* _Data for processing_
▽

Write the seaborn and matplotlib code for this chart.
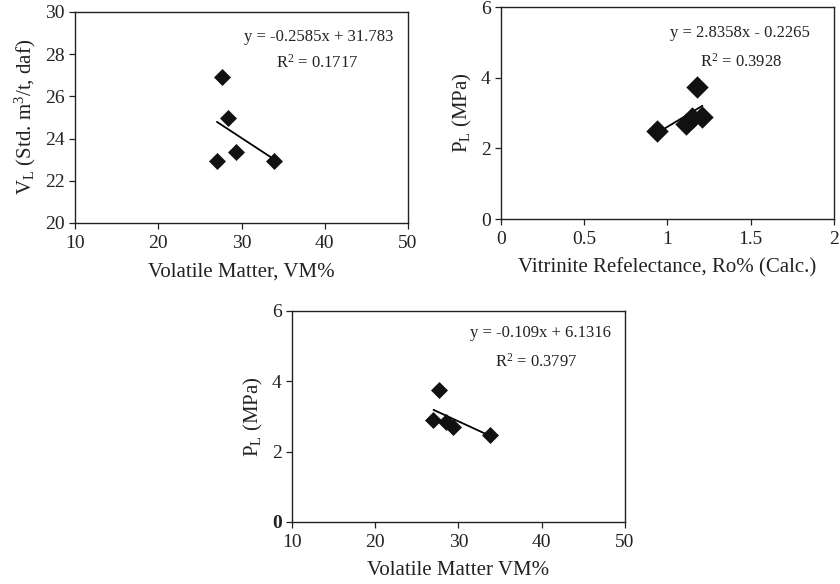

△
▽

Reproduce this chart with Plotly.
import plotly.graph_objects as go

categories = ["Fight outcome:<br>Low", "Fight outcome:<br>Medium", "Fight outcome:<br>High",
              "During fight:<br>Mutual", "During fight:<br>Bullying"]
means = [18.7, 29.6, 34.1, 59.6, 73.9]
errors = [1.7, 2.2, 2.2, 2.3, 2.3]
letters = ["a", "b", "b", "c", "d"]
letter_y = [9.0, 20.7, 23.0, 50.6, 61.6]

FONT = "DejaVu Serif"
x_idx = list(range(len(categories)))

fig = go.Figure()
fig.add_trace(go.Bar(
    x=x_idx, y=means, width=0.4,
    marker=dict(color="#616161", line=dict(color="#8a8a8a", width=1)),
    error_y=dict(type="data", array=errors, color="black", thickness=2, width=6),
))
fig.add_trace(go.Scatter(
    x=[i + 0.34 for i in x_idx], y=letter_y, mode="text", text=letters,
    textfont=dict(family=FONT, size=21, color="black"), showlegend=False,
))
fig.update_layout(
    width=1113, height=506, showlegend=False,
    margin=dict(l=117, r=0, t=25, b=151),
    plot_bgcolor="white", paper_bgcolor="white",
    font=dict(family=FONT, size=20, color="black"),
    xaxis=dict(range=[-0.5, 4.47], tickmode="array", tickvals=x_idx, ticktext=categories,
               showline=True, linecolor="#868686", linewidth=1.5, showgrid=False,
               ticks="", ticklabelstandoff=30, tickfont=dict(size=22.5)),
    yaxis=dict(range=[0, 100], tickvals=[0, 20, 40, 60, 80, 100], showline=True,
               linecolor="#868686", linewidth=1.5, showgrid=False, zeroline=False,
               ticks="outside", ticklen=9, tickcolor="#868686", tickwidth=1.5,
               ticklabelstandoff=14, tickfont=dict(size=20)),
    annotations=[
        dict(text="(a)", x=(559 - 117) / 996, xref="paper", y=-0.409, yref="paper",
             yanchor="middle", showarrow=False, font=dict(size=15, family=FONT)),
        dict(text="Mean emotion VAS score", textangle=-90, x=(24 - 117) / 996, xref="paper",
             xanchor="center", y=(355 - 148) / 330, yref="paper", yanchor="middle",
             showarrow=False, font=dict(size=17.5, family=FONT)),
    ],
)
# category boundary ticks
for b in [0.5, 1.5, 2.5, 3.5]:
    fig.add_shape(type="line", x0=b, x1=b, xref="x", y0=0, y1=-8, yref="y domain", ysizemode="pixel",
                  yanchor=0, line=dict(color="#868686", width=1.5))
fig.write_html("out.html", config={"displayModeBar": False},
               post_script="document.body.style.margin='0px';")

△

* _Direction_
Exactly reproduce the stretch from the line with "Reproduce this chart with Plotly." through the line with "x_idx = list(range(len(categories)))", including both ends and nothing else.

* _Reply to the exercise_
Reproduce this chart with Plotly.
import plotly.graph_objects as go

categories = ["Fight outcome:<br>Low", "Fight outcome:<br>Medium", "Fight outcome:<br>High",
              "During fight:<br>Mutual", "During fight:<br>Bullying"]
means = [18.7, 29.6, 34.1, 59.6, 73.9]
errors = [1.7, 2.2, 2.2, 2.3, 2.3]
letters = ["a", "b", "b", "c", "d"]
letter_y = [9.0, 20.7, 23.0, 50.6, 61.6]

FONT = "DejaVu Serif"
x_idx = list(range(len(categories)))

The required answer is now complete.